Open intervals are denoted with parentheses. For example, in interval notation, the open interval \((-1, 3)\) means that this interval includes all numbers strictly between \(-1\) and \(3\).

• "(" and ")" imply the values at the endpoints themselves are not part of the set.
• This is different from closed intervals, which are denoted by square brackets "[" and "]" and do include their endpoints.

Because open intervals exclude endpoints, they are useful in calculus and mathematical analysis, where continuity and limits are considered. Understanding their properties simplifies many aspects of higher-level mathematics.

Strict inequalities describe situations where one number is either greater than or less than another but not equal to it. These are represented using symbols like "<" for "less than" and ">" for "greater than".

In \(-1 < x < 3\), both parts of the inequality are strict. This means \( x \) can never be exactly \(-1\) or \(3\), but must be somewhere in between these two numbers.

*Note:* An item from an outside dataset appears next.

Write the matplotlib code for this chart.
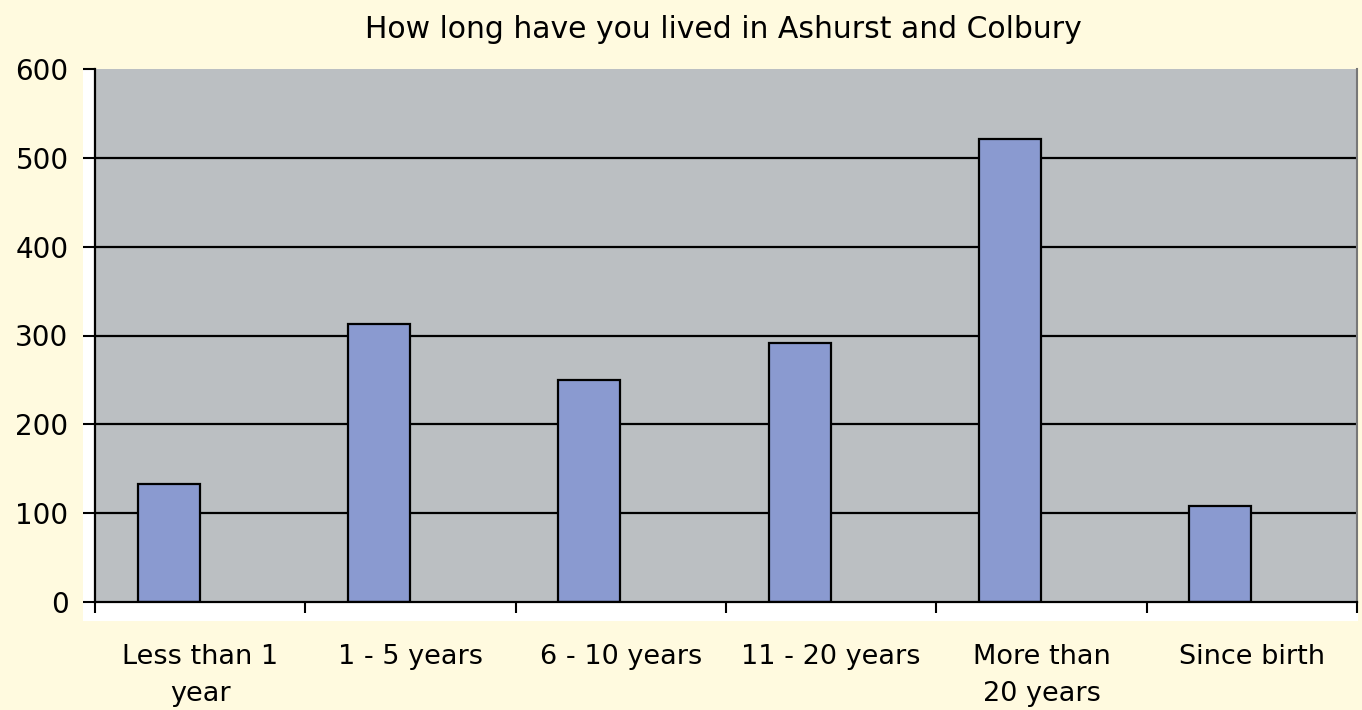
import matplotlib.pyplot as plt
import matplotlib.patches as mpatches
import numpy as np

# data
categories = ["Less than 1\nyear", "1 - 5 years", "6 - 10 years",
              "11 - 20 years", "More than\n20 years", "Since birth"]
counts = [133, 313, 250, 292, 521, 108]
yticks = [0, 100, 200, 300, 400, 500, 600]

bg = "#FFFADF"
plot_bg = "#BBBFC2"
bar_color = "#8A9AD0"

plt.rcParams["font.family"] = ["DejaVu Sans"]

fig = plt.figure(figsize=(13.62, 7.1), dpi=100, facecolor=bg)

# white frame behind the plot area (left and bottom strip)
fig.patches.append(mpatches.Rectangle((83 / 1362, 1 - 621 / 710), 1275 / 1362, 552 / 710,
                                      transform=fig.transFigure, facecolor="white",
                                      edgecolor="none", zorder=-5))

ax = fig.add_axes([95 / 1362, 1 - 602 / 710, 1262 / 1362, 533 / 710])
ax.set_zorder(2)
ax.set_facecolor(plot_bg)

x = np.arange(len(categories))
ax.set_xlim(-0.5, len(categories) - 0.5)
ax.set_ylim(0, 600)

ax.hlines(yticks[1:-1], -0.5, len(categories) - 0.5, colors="black", linewidth=1.6, zorder=1)
ax.bar(x - 0.15, counts, width=0.295, color=bar_color, edgecolor="black",
       linewidth=1.6, zorder=2)

ax.set_yticks(yticks)
ax.set_yticklabels([str(v) for v in yticks], fontsize=20)
ax.tick_params(axis="y", length=9, width=1.5, pad=10, color="black")

ax.set_xticks(x)
ax.set_xticklabels(categories, fontsize=19.5, linespacing=1.55)
ax.tick_params(axis="x", which="major", length=0, pad=30)
ax.set_xticks(np.arange(-0.5, len(categories)), minor=True)
ax.tick_params(axis="x", which="minor", length=8, width=1.5, color="black")

for side in ["left", "bottom"]:
    ax.spines[side].set_linewidth(1.6)
    ax.spines[side].set_color("black")
ax.spines["top"].set_visible(False)
ax.spines["right"].set_color("#777777")
ax.spines["right"].set_linewidth(1.5)

fig.text(723 / 1362, 1 - 30 / 710, "How long have you lived in Ashurst and Colbury",
         fontsize=21.5, ha="center", va="center")

fig.savefig("out.png", dpi=100, facecolor=bg)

• Strict inequalities are visually represented with open circles on a number line, indicating that the endpoints aren't included.
• They define the kind of interval (in this case, open) you'll be working with.

Grasping strict inequalities is an essential skill in algebra and other mathematical disciplines, as it helps interpret valid ranges of solutions to equations and inequalities. They are crucial when applying mathematical functions, limits, and even during optimization problems.